Work to do - Quote, line for line, the entries from the first through the one containing "Y_RANGE = [0, 149, 206, 233, 359, 726, 776]". Pictures are left out.

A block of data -
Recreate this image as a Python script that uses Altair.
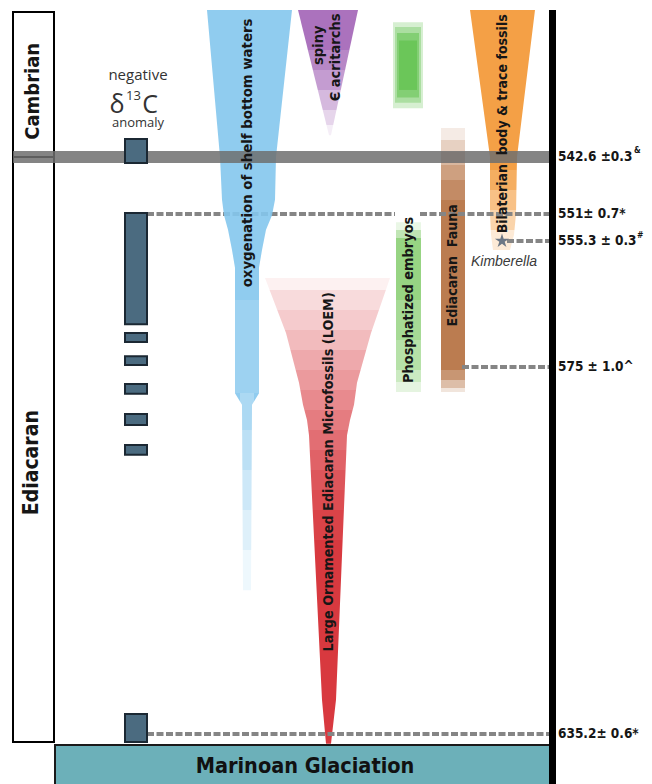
import altair as alt
import pandas as pd

# ---------------- time axis (Ma) -> depth down the column ----------------
Y_DOMAIN = [520.6, 542.6, 551.0, 555.3, 575.0, 635.2, 643.4]
Y_RANGE = [0, 149, 206, 233, 359, 726, 776]

# dated horizons on the right
dated_ma = [542.6, 551.0, 555.3, 575.0, 635.2]
dated_label = ["542.6 ±0.3", "551± 0.7*", "555.3 ± 0.3", "575 ± 1.0^", "635.2± 0.6*"]
sup_label = ["&", "#"]
sup_ma = [541.6, 554.4]
sup_x = [634, 637]

# dashed tie lines
tie_ma = [551.0, 551.0, 555.3, 575.0, 635.2]
tie_x0 = [147, 420, 507, 462, 147]
tie_x1 = [395, 549, 549, 549, 549]

# periods
period_name = ["Cambrian", "Ediacaran"]
period_top = [521.2, 542.6]
period_base = [542.6, 636.5]

# negative d13C anomalies
d13_top = [539.95, 550.85, 569.7, 573.3, 577.8, 582.7, 587.8, 631.9]
d13_base = [543.5, 568.3, 571.1, 574.7, 579.4, 584.5, 589.4, 636.5]

# ranges (Ma, left column edge, right column edge)
oxy_ma = [520.9, 542.6, 548.9, 551.2, 553.5, 556.7, 559.5, 579.3, 581.2, 611.6]
oxy_l = [207, 220, 222, 224, 228, 232, 235, 235, 242, 243]
oxy_r = [292, 276, 275, 272, 266, 262, 259, 259, 252, 251]

acr_ma = [520.9, 539.4]
acr_l = [298, 329]
acr_r = [358, 331]

loem_ma = [561.1, 569.7, 577.6, 581.2, 583.7, 586.2, 629.6, 636.8]
loem_l = [265, 286, 299, 303, 307, 309, 322, 326]
loem_r = [390, 371, 357, 354, 350, 347, 336, 331]

bil_ma = [520.9, 542.6, 551.0, 554.3, 556.7]
bil_l = [470, 490, 490, 491, 493]
bil_r = [535, 517, 516, 514, 510]

bar_x0 = [396, 441]
bar_x1 = [421, 465]
bar_top = [552.3, 538.3]
bar_base = [579.1, 579.1]
bar_color = ["#97d483", "#bb7c50"]

blob_x0 = [393, 395, 397, 399]
blob_x1 = [423, 421, 419, 417]
blob_top = [522.7, 523.4, 524.3, 525.4]
blob_base = [535.4, 534.6, 533.8, 532.7]
blob_op = [0.25, 0.35, 0.5, 0.6]

# decorative white veils that fade the ranges (x0, x1, depth0, depth1, opacity)
veil_x0 = [262] * 13 + [296] * 5 + [486] * 4 + [439] * 8 + [394] * 6
veil_x1 = [393] * 13 + [360] * 5 + [520] * 4 + [467] * 8 + [423] * 6
veil_p0 = [270, 282, 302, 322, 342, 362, 382, 402, 422, 442, 462, 482, 502,
           42, 62, 82, 102, 117,
           162, 182, 202, 222,
           120, 132, 144, 157, 172, 362, 372, 380,
           214, 222, 292, 332, 362, 374]
veil_p1 = [282, 302, 322, 342, 362, 382, 402, 422, 442, 462, 482, 502, 532,
           62, 82, 102, 117, 132,
           182, 202, 222, 244,
           132, 144, 157, 172, 192, 372, 380, 384,
           222, 230, 332, 362, 374, 384]
veil_op = [0.93, 0.82, 0.74, 0.66, 0.57, 0.49, 0.41, 0.34, 0.27, 0.21, 0.15, 0.10, 0.05,
           0.15, 0.3, 0.5, 0.7, 0.88,
           0.15, 0.35, 0.55, 0.78,
           0.85, 0.65, 0.45, 0.28, 0.12, 0.2, 0.5, 0.8,
           0.8, 0.4, 0.15, 0.3, 0.5, 0.75]

oxy_veil_x0 = [233, 240, 240, 240, 240, 240]
oxy_veil_x1 = [261, 254, 254, 254, 254, 254]
oxy_veil_p0 = [292, 385, 422, 462, 502, 542]
oxy_veil_p1 = [385, 422, 462, 502, 542, 585]
oxy_veil_op = [0.12, 0.25, 0.4, 0.55, 0.7, 0.85]

# rotated labels
rot_text = ["oxygenation of shelf bottom waters", "spiny", "Є acritarchs",
            "Phosphatized embryos", "Large Ornamented Ediacaran Microfossils (LOEM)",
            "Ediacaran\u00a0 Fauna", "Bilaterian\u00a0 body & trace fossils",
            "Cambrian", "Ediacaran"]
rot_x = [248, 319, 336, 409, 329, 453, 503, 33, 32]
rot_ma = [542.0, 526.1, 527.9, 564.5, 592.2, 559.1, 537.7, 532.9, 590.7]
rot_size = [14.8, 14.5, 14.5, 14.4, 14.3, 14.1, 14, 20, 21]

star_x = [502]
star_ma = [555.3]
STAR = ("M0,-1L0.2233,-0.3074L0.9511,-0.309L0.3614,0.1174L0.5878,0.809L0,0.38"
        "L-0.5878,0.809L-0.3614,0.1174L-0.9511,-0.309L-0.2233,-0.3074Z")

FONT = "Liberation Sans Narrow, Arial Narrow, DejaVu Sans Condensed, sans-serif"
XS = alt.Scale(domain=[8, 644], nice=False, zero=False)
YS = alt.Scale(domain=[0, 776], reverse=True, nice=False, zero=False)


def age_expr(f):
    d, r = Y_DOMAIN, Y_RANGE
    segs = []
    for i in range(len(d) - 1):
        k = (r[i + 1] - r[i]) / (d[i + 1] - d[i])
        segs.append((d[i + 1], f"({r[i]} + (datum['{f}'] - {d[i]}) * {k:.6f})"))
    e = segs[-1][1]
    for bound, s in reversed(segs[:-1]):
        e = f"(datum['{f}'] <= {bound} ? {s} : {e})"
    return e


def aged(chart, *fields):
    return chart.transform_calculate(**{"p_" + f: age_expr(f) for f in fields})


def X(f):
    return alt.X(f, type="quantitative", scale=XS, axis=None)


def Y(f):
    return alt.Y(f, type="quantitative", scale=YS, axis=None)


def shape(ma, l, r, color, opacity=1.0):
    df = pd.DataFrame({"ma": ma, "l": l, "r": r})
    return aged(alt.Chart(df).mark_area(orient="horizontal", fill=color, opacity=opacity).encode(
        y=Y("p_ma"), x=X("l"), x2=alt.X2("r")), "ma")


def boxes(df, **kw):
    return aged(alt.Chart(df).mark_rect(**kw).encode(
        x=X("x0"), x2=alt.X2("x1"), y=Y("p_top"), y2=alt.Y2("p_base")), "top", "base")


def texts(df, **kw):
    enc = dict(x=X("x"), y=Y("p_ma"), text="t:N")
    if "s" in df.columns:
        enc["size"] = alt.Size("s:Q", scale=None, legend=None)
    return aged(alt.Chart(df).mark_text(**kw).encode(**enc), "ma")


periods = pd.DataFrame({"name": period_name, "top": period_top, "base": period_base,
                        "x0": [13, 13], "x1": [54, 54]})
period_boxes = boxes(periods, fill="white", stroke="black", strokeWidth=2)

mar_box = boxes(pd.DataFrame({"x0": [55], "x1": [551], "top": [637.0], "base": [646.0]}),
                fill="#6cb0b9", stroke="#1a1a1a", strokeWidth=2)
mar_text = texts(pd.DataFrame({"x": [305], "ma": [640.6], "t": ["Marinoan Glaciation"]}),
                 font=FONT, fontSize=21.5, fontWeight="bold", fill="#111111", baseline="middle", align="center")

ties = aged(alt.Chart(pd.DataFrame({"ma": tie_ma, "x0": tie_x0, "x1": tie_x1})).mark_rule(
    stroke="#858585", strokeWidth=4, strokeDash=[7, 2.5]).encode(
    x=X("x0"), x2=alt.X2("x1"), y=Y("p_ma")), "ma")

oxy = shape(oxy_ma, oxy_l, oxy_r, "#84c7ed", opacity=0.9)
acr = shape(acr_ma, acr_l, acr_r, "#ab72bd")
loem = shape(loem_ma, loem_l, loem_r, "#d8393f")
bil = shape(bil_ma, bil_l, bil_r, "#f4a046")

bars = aged(alt.Chart(pd.DataFrame({"x0": bar_x0, "x1": bar_x1, "top": bar_top, "base": bar_base,
                                    "c": bar_color})).mark_rect().encode(
    x=X("x0"), x2=alt.X2("x1"), y=Y("p_top"), y2=alt.Y2("p_base"), fill=alt.Fill("c:N", scale=None)),
    "top", "base")

blob = aged(alt.Chart(pd.DataFrame({"x0": blob_x0, "x1": blob_x1, "top": blob_top, "base": blob_base,
                                    "op": blob_op})).mark_rect(fill="#5cbf48").encode(
    x=X("x0"), x2=alt.X2("x1"), y=Y("p_top"), y2=alt.Y2("p_base"),
    opacity=alt.Opacity("op:Q", scale=None)), "top", "base")


def veils(x0, x1, p0, p1, op):
    return alt.Chart(pd.DataFrame({"x0": x0, "x1": x1, "p0": p0, "p1": p1, "op": op})).mark_rect(
        fill="white").encode(x=X("x0"), x2=alt.X2("x1"), y=Y("p0"), y2=alt.Y2("p1"),
                             opacity=alt.Opacity("op:Q", scale=None))


fades = veils(veil_x0, veil_x1, veil_p0, veil_p1, veil_op)
oxy_fades = veils(oxy_veil_x0, oxy_veil_x1, oxy_veil_p0, oxy_veil_p1, oxy_veil_op)

gray_bar = aged(alt.Chart(pd.DataFrame({"ma": [542.6], "x0": [13], "x1": [549]})).mark_rule(
    stroke="#6e6e6e", strokeWidth=12, opacity=0.85).encode(x=X("x0"), x2=alt.X2("x1"), y=Y("p_ma")), "ma")

d13 = boxes(pd.DataFrame({"top": d13_top, "base": d13_base, "x0": 125, "x1": 147}),
            fill="#4b6b80", stroke="#1b2833", strokeWidth=2)

black_bar = aged(alt.Chart(pd.DataFrame({"x": [552.5], "top": [520.9], "base": [646.0]})).mark_rule(
    stroke="black", strokeWidth=7).encode(x=X("x"), y=Y("p_top"), y2=alt.Y2("p_base")), "top", "base")

star = aged(alt.Chart(pd.DataFrame({"x": star_x, "ma": star_ma})).mark_point(
    shape=STAR, filled=True, size=220, fill="#6c7785", strokeWidth=0, opacity=1).encode(
    x=X("x"), y=Y("p_ma")), "ma")

kim = texts(pd.DataFrame({"x": [504], "ma": [558.6], "t": ["Kimberella"]}),
            font="Liberation Sans, Arial, sans-serif", fontStyle="italic", fontSize=14, fill="#3a3a3a")

rot = texts(pd.DataFrame({"t": rot_text, "x": rot_x, "ma": rot_ma, "s": rot_size}),
            font=FONT, fontWeight="bold", angle=270, align="center", baseline="middle", fill="#161616")

dated = texts(pd.DataFrame({"t": dated_label, "ma": dated_ma, "x": 558}),
              font=FONT, fontWeight="bold", fontSize=13.5, align="left", baseline="middle", fill="#161616")
sup = texts(pd.DataFrame({"t": sup_label, "ma": sup_ma, "x": sup_x}),
            font=FONT, fontWeight="bold", fontSize=8.5, align="left", baseline="middle", fill="#161616")

head_text = texts(pd.DataFrame({"t": ["negative", "δ", "13", "C", "anomaly"],
                                "x": [138, 117, 133.5, 150, 138],
                                "ma": [531.3, 536.1, 534.2, 536.1, 538.1],
                                "s": [15, 25, 13, 25, 13]}),
                  font="Open Sans, Noto Sans, sans-serif", fill="#333333", align="center", baseline="alphabetic")

chart = alt.layer(
    period_boxes, mar_box, bars, bil, blob, acr, loem, fades, ties, oxy, oxy_fades,
    gray_bar, d13, black_bar, kim, rot, dated, sup, head_text, mar_text, star
).properties(width=636, height=776, padding=0, autosize="none", background="white").configure_view(stroke=None)

chart.save("out.html", embed_options={"renderer": "svg", "actions": False})
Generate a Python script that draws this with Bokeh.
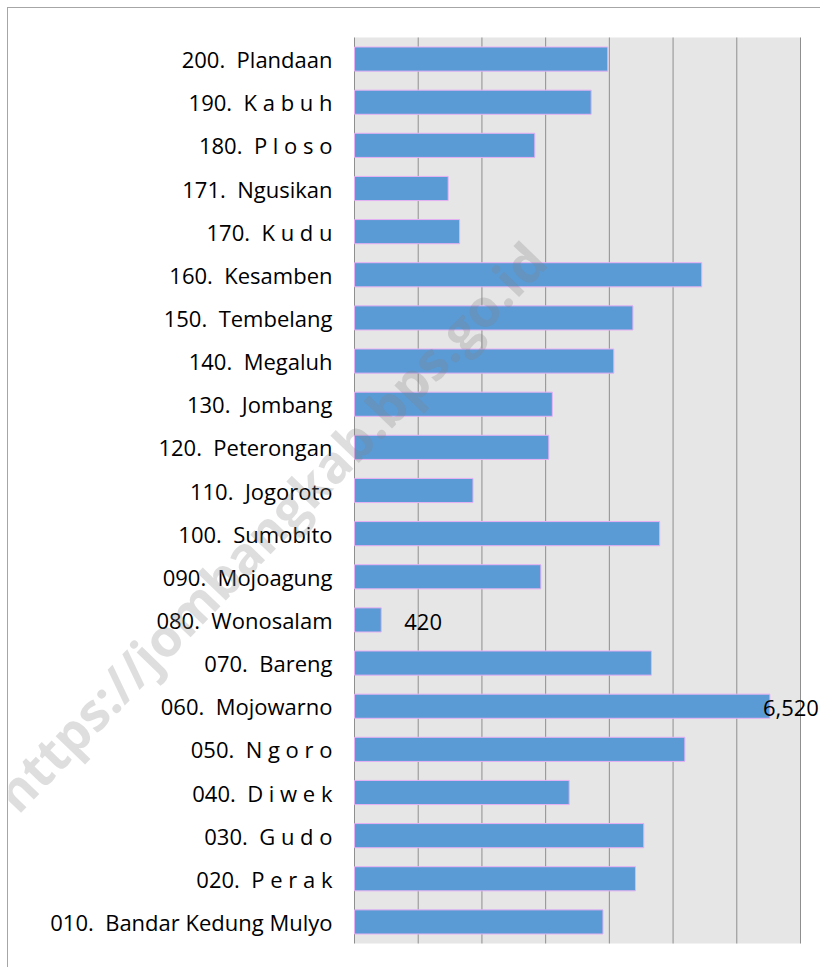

Output of the exercise -
Recreate this image as a Python script that uses Altair.
import altair as alt
import pandas as pd

# ---------------- time axis (Ma) -> depth down the column ----------------
Y_DOMAIN = [520.6, 542.6, 551.0, 555.3, 575.0, 635.2, 643.4]
Y_RANGE = [0, 149, 206, 233, 359, 726, 776]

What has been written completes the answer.